- [Requirement] Find how many lines in the material contain "chart"; your answer should be that number alone.

- - - - -

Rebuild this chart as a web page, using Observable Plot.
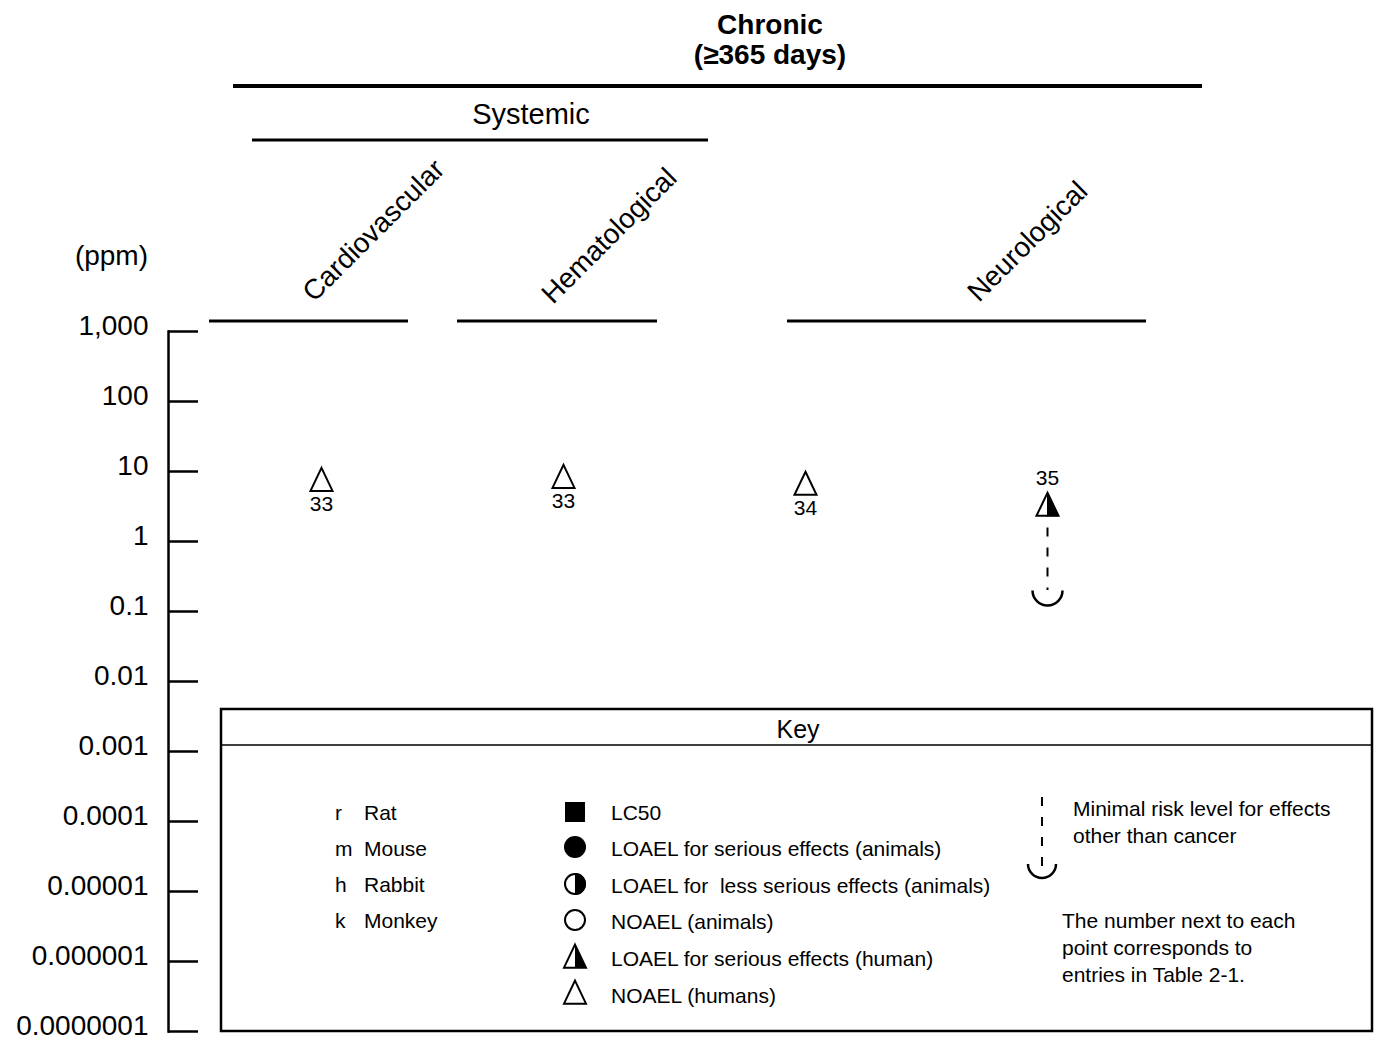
<!DOCTYPE html>
<html>
<head>
<meta charset="utf-8">
<script src="https://cdn.jsdelivr.net/npm/d3@7"></script>
<script src="https://cdn.jsdelivr.net/npm/@observablehq/plot@0.6"></script>
<style>
  html, body { margin: 0; padding: 0; background: #fff; }
  #chart svg { display: block; }
</style>
</head>
<body>
<div id="chart"></div>
<script>
// ---- data ----
const entryNumbers = ["33", "33", "34", "35"];
const systems = ["Cardiovascular", "Hematological", "Neurological", "Neurological"];
const doses = [6.8, 7.5, 6, 3];            // ppm
const effects = ["NOAEL (humans)", "NOAEL (humans)", "NOAEL (humans)", "LOAEL for serious effects (human)"];
const mrlEntries = ["35"];
const mrlValues = [0.2];                     // ppm
const yTicks = [1e3, 1e2, 1e1, 1, 0.1, 0.01, 0.001, 0.0001, 0.00001, 0.000001, 0.0000001];
const yTickLabels = ["1,000", "100", "10", "1", "0.1", "0.01", "0.001", "0.0001", "0.00001", "0.000001", "0.0000001"];
const speciesCodes = ["r", "m", "h", "k"];
const speciesNames = ["Rat", "Mouse", "Rabbit", "Monkey"];
const keyLabels = ["LC50", "LOAEL for serious effects (animals)", "LOAEL for  less serious effects (animals)",
  "NOAEL (animals)", "LOAEL for serious effects (human)", "NOAEL (humans)"];
const groupLabels = ["Cardiovascular", "Hematological", "Neurological"];

// ---- table built from the arrays ----
const points = entryNumbers.map((e, i) => ({
  key: systems[i] + "-" + e + "-" + i, entry: e, system: systems[i], dose: doses[i], effect: effects[i]
}));
const mrl = mrlEntries.map((e, i) => {
  const p = points.find(d => d.entry === e);
  return {key: p.key, from: p.dose, mrl: mrlValues[i]};
});

// ---- symbols ----
const TH = 23, TW = 22;
const triOpen = {draw(c) { c.moveTo(0, -2 * TH / 3); c.lineTo(TW / 2, TH / 3); c.lineTo(-TW / 2, TH / 3); c.closePath(); }};
const triRightHalf = {draw(c) { c.moveTo(0, -2 * TH / 3); c.lineTo(TW / 2, TH / 3); c.lineTo(0, TH / 3); c.closePath(); }};
const cup = {draw(c) { c.moveTo(15, 0); c.arc(0, 0, 15, 0, Math.PI); }};

const FONT = "'Liberation Sans', Arial, Helvetica, sans-serif";

const plot = Plot.plot({
  width: 1375,
  height: 1041,
  marginTop: 331,
  marginBottom: 10,
  marginLeft: 168,
  marginRight: 0,
  style: {fontFamily: FONT, background: "white", color: "black", overflow: "visible"},
  x: {type: "point", domain: points.map(d => d.key), range: [320, 1048], padding: 0, axis: null},
  y: {type: "log", domain: [1e-7, 1e3], axis: null},
  marks: [
    Plot.frame({anchor: "left", stroke: "black", strokeWidth: 2.5}),
    Plot.ruleY(yTicks, {y: d => d, stroke: "black", strokeWidth: 2.5, insetRight: 1375 - 168 - 30}),
    Plot.text(yTicks, {y: d => d, text: (d, i) => yTickLabels[i], frameAnchor: "left", textAnchor: "end", dx: -20, dy: -5, fontSize: 28, fill: "black"}),
    Plot.ruleX(mrl, {x: "key", y1: "from", y2: "mrl", stroke: "black", strokeWidth: 2, strokeDasharray: "9,11"}),
    Plot.dot(mrl, {x: "key", y: "mrl", symbol: cup, fill: "none", stroke: "black", strokeWidth: 2.5}),
    Plot.dot(points, {x: "key", y: "dose", symbol: triOpen, fill: "white", stroke: "black", strokeWidth: 2}),
    Plot.dot(points.filter(d => d.effect.startsWith("LOAEL")), {x: "key", y: "dose", symbol: triRightHalf, fill: "black", stroke: "black", strokeWidth: 1}),
    Plot.text(points.filter(d => d.effect.startsWith("NOAEL")), {x: "key", y: "dose", text: "entry", dy: 21, fontSize: 21, fill: "black"}),
    Plot.text(points.filter(d => d.effect.startsWith("LOAEL")), {x: "key", y: "dose", text: "entry", dy: -30, fontSize: 21, fill: "black"})
  ]
});

document.getElementById("chart").appendChild(plot);

// ---- headers and key (layout decoration) ----
const svg = d3.select(plot);
const g = svg.append("g").attr("font-family", FONT).attr("fill", "black").attr("text-anchor", "start");

g.append("text").attr("x", 770).attr("y", 34).attr("text-anchor", "middle").attr("font-size", 28).attr("font-weight", "bold").text("Chronic");
g.append("text").attr("x", 770).attr("y", 64).attr("text-anchor", "middle").attr("font-size", 28).attr("font-weight", "bold").text("(≥365 days)");
g.append("line").attr("x1", 233).attr("x2", 1202).attr("y1", 86).attr("y2", 86).attr("stroke", "black").attr("stroke-width", 4);
g.append("text").attr("x", 531).attr("y", 124).attr("text-anchor", "middle").attr("font-size", 29).text("Systemic");
g.append("line").attr("x1", 252).attr("x2", 708).attr("y1", 140).attr("y2", 140).attr("stroke", "black").attr("stroke-width", 3);

const groupAnchors = [[314, 303], [553, 305], [979, 303]];
const groupLines = [[209, 408], [457, 657], [787, 1146]];
groupLabels.forEach((lab, i) => {
  g.append("text").attr("transform", `translate(${groupAnchors[i][0]},${groupAnchors[i][1]}) rotate(-45)`)
    .attr("text-anchor", "start").attr("font-size", 28).text(lab);
  g.append("line").attr("x1", groupLines[i][0]).attr("x2", groupLines[i][1]).attr("y1", 321).attr("y2", 321)
    .attr("stroke", "black").attr("stroke-width", 3);
});
g.append("text").attr("x", 148).attr("y", 265).attr("text-anchor", "end").attr("font-size", 28).text("(ppm)");

// Key box
const key = svg.append("g").attr("font-family", FONT).attr("fill", "black").attr("text-anchor", "start");
key.append("rect").attr("x", 221).attr("y", 709).attr("width", 1151).attr("height", 322)
  .attr("fill", "white").attr("stroke", "black").attr("stroke-width", 2.5);
key.append("line").attr("x1", 221).attr("x2", 1372).attr("y1", 745).attr("y2", 745).attr("stroke", "black").attr("stroke-width", 1.5);
key.append("text").attr("x", 798).attr("y", 738).attr("text-anchor", "middle").attr("font-size", 25).text("Key");

const spRows = [813, 849, 885, 921];
speciesCodes.forEach((c, i) => {
  key.append("text").attr("x", 335).attr("y", spRows[i] + 7).attr("font-size", 21).text(c);
  key.append("text").attr("x", 364).attr("y", spRows[i] + 7).attr("font-size", 21).text(speciesNames[i]);
});

const symRows = [812, 847, 884, 920, 958, 994];
const lblRows = [813, 849, 886, 922, 959, 996];
const sx = 575;
key.append("rect").attr("x", sx - 10).attr("y", symRows[0] - 10).attr("width", 20).attr("height", 20).attr("fill", "black");
key.append("circle").attr("cx", sx).attr("cy", symRows[1]).attr("r", 11).attr("fill", "black");
key.append("circle").attr("cx", sx).attr("cy", symRows[2]).attr("r", 10).attr("fill", "white").attr("stroke", "black").attr("stroke-width", 2);
key.append("path").attr("d", d3.arc()({innerRadius: 0, outerRadius: 11, startAngle: 0, endAngle: Math.PI}))
  .attr("transform", `translate(${sx},${symRows[2]})`).attr("fill", "black");
key.append("circle").attr("cx", sx).attr("cy", symRows[3]).attr("r", 10).attr("fill", "white").attr("stroke", "black").attr("stroke-width", 2);
const tri = (cy) => `M${sx},${cy - 2 * TH / 3}L${sx + TW / 2},${cy + TH / 3}L${sx - TW / 2},${cy + TH / 3}Z`;
const triHalf = (cy) => `M${sx},${cy - 2 * TH / 3}L${sx + TW / 2},${cy + TH / 3}L${sx},${cy + TH / 3}Z`;
key.append("path").attr("d", tri(symRows[4] + 2)).attr("fill", "white").attr("stroke", "black").attr("stroke-width", 2);
key.append("path").attr("d", triHalf(symRows[4] + 2)).attr("fill", "black");
key.append("path").attr("d", tri(symRows[5] + 2)).attr("fill", "white").attr("stroke", "black").attr("stroke-width", 2);

keyLabels.forEach((t, i) => {
  key.append("text").attr("x", 611).attr("y", lblRows[i] + 7).attr("font-size", 21)
    .style("white-space", "pre").text(t);
});

key.append("line").attr("x1", 1042).attr("x2", 1042).attr("y1", 797).attr("y2", 866)
  .attr("stroke", "black").attr("stroke-width", 2).attr("stroke-dasharray", "9,11");
key.append("path").attr("d", "M1028,864 A14,14 0 0 0 1056,864").attr("fill", "none").attr("stroke", "black").attr("stroke-width", 2.5);
key.append("text").attr("x", 1073).attr("y", 816).attr("font-size", 21).text("Minimal risk level for effects");
key.append("text").attr("x", 1073).attr("y", 843).attr("font-size", 21).text("other than cancer");
key.append("text").attr("x", 1062).attr("y", 928).attr("font-size", 21).text("The number next to each");
key.append("text").attr("x", 1062).attr("y", 955).attr("font-size", 21).text("point corresponds to");
key.append("text").attr("x", 1062).attr("y", 982).attr("font-size", 21).text("entries in Table 2-1.");
</script>
</body>
</html>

- - - - -

- [Solution to this exercise] 4